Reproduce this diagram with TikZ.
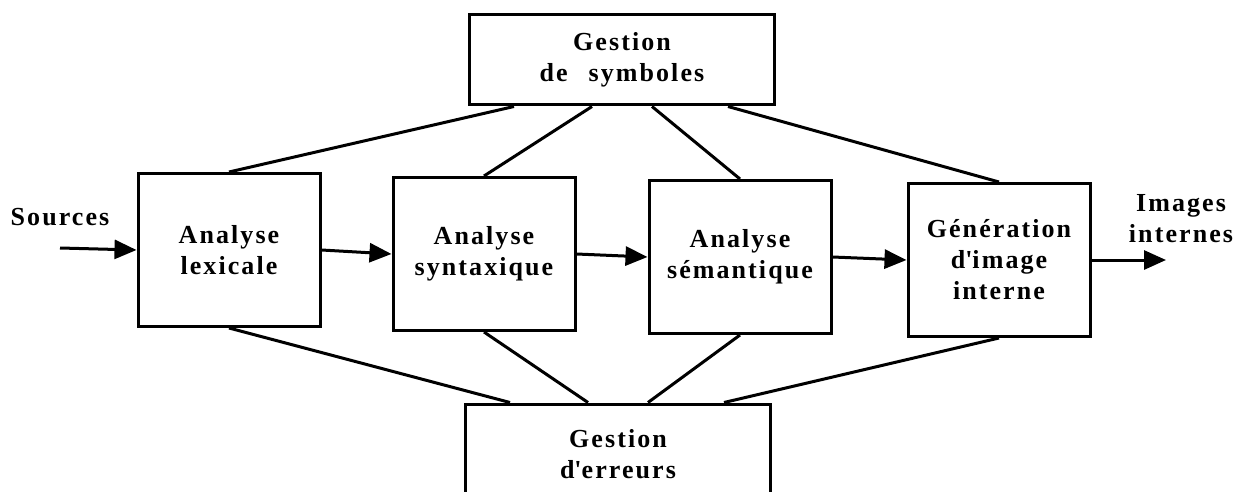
\documentclass[tikz,border=0pt]{standalone}
\usepackage{fontspec}
\setmainfont[LetterSpace=8]{Liberation Serif}
\usetikzlibrary{arrows.meta}

\begin{document}
\begin{tikzpicture}[x=1pt,y=-1pt,>={Triangle[length=22pt,width=19pt]},line width=3pt,font=\fontsize{26}{31}\selectfont\bfseries]
\tikzstyle{blk}=[draw,align=center,inner sep=0pt,minimum width=182pt,minimum height=153pt]
\tikzstyle{gst}=[draw,align=center,inner sep=0pt,minimum width=305pt]
\useasboundingbox (0,0) rectangle (1247,492);
\clip (0,0) rectangle (1247,492);
\node[gst,minimum height=90pt] (sym) at (622,60) {Gestion\\de\hspace{0.8em}symboles};
\node[gst,minimum height=100pt] (err) at (618,454) {Gestion\\d\textquotesingle erreurs};
\node[blk] (lex) at (229,250) {Analyse\\lexicale};
\node[blk] (syn) at (484,254) {Analyse\\syntaxique};
\node[blk] (sem) at (740,257) {Analyse\\sémantique};
\node[blk] (gen) at (999,260) {Génération\\d\textquotesingle image\\interne};
\node (srclbl) at (60,217) {Sources};
\node[align=center] (outlbl) at (1181,219) {Images\\internes};
\coordinate (src) at (60,248);
\coordinate (out) at (1166,260);
\draw[->] (src) -- (lex.west); \draw[->] (lex.east) -- (syn.west); \draw[->] (syn.east) -- (sem.west);
\draw[->] (sem.east) -- (gen.west); \draw[->] (gen.east) -- (out);
\draw ([xshift=-108pt]sym.south) -- (lex.north); \draw ([xshift=-30pt]sym.south) -- (syn.north);
\draw ([xshift=30pt]sym.south) -- (sem.north); \draw ([xshift=106pt]sym.south) -- (gen.north);
\draw ([xshift=-108pt]err.north) -- (lex.south); \draw ([xshift=-30pt]err.north) -- (syn.south);
\draw ([xshift=30pt]err.north) -- (sem.south); \draw ([xshift=106pt]err.north) -- (gen.south);
\end{tikzpicture}
\end{document}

#####

Your copy of the data should match it exactly, except that pictures are left out.

Reproduce this diagram with TikZ.
\documentclass[tikz,border=0pt]{standalone}
\usepackage{fontspec}
\setmainfont[LetterSpace=8]{Liberation Serif}
\usetikzlibrary{arrows.meta}

\begin{document}
\begin{tikzpicture}[x=1pt,y=-1pt,>={Triangle[length=22pt,width=19pt]},line width=3pt,font=\fontsize{26}{31}\selectfont\bfseries]
\tikzstyle{blk}=[draw,align=center,inner sep=0pt,minimum width=182pt,minimum height=153pt]
\tikzstyle{gst}=[draw,align=center,inner sep=0pt,minimum width=305pt]
\useasboundingbox (0,0) rectangle (1247,492);
\clip (0,0) rectangle (1247,492);
\node[gst,minimum height=90pt] (sym) at (622,60) {Gestion\\de\hspace{0.8em}symboles};
\node[gst,minimum height=100pt] (err) at (618,454) {Gestion\\d\textquotesingle erreurs};
\node[blk] (lex) at (229,250) {Analyse\\lexicale};
\node[blk] (syn) at (484,254) {Analyse\\syntaxique};
\node[blk] (sem) at (740,257) {Analyse\\sémantique};
\node[blk] (gen) at (999,260) {Génération\\d\textquotesingle image\\interne};
\node (srclbl) at (60,217) {Sources};
\node[align=center] (outlbl) at (1181,219) {Images\\internes};
\coordinate (src) at (60,248);
\coordinate (out) at (1166,260);
\draw[->] (src) -- (lex.west); \draw[->] (lex.east) -- (syn.west); \draw[->] (syn.east) -- (sem.west);
\draw[->] (sem.east) -- (gen.west); \draw[->] (gen.east) -- (out);
\draw ([xshift=-108pt]sym.south) -- (lex.north); \draw ([xshift=-30pt]sym.south) -- (syn.north);
\draw ([xshift=30pt]sym.south) -- (sem.north); \draw ([xshift=106pt]sym.south) -- (gen.north);
\draw ([xshift=-108pt]err.north) -- (lex.south); \draw ([xshift=-30pt]err.north) -- (syn.south);
\draw ([xshift=30pt]err.north) -- (sem.south); \draw ([xshift=106pt]err.north) -- (gen.south);
\end{tikzpicture}
\end{document}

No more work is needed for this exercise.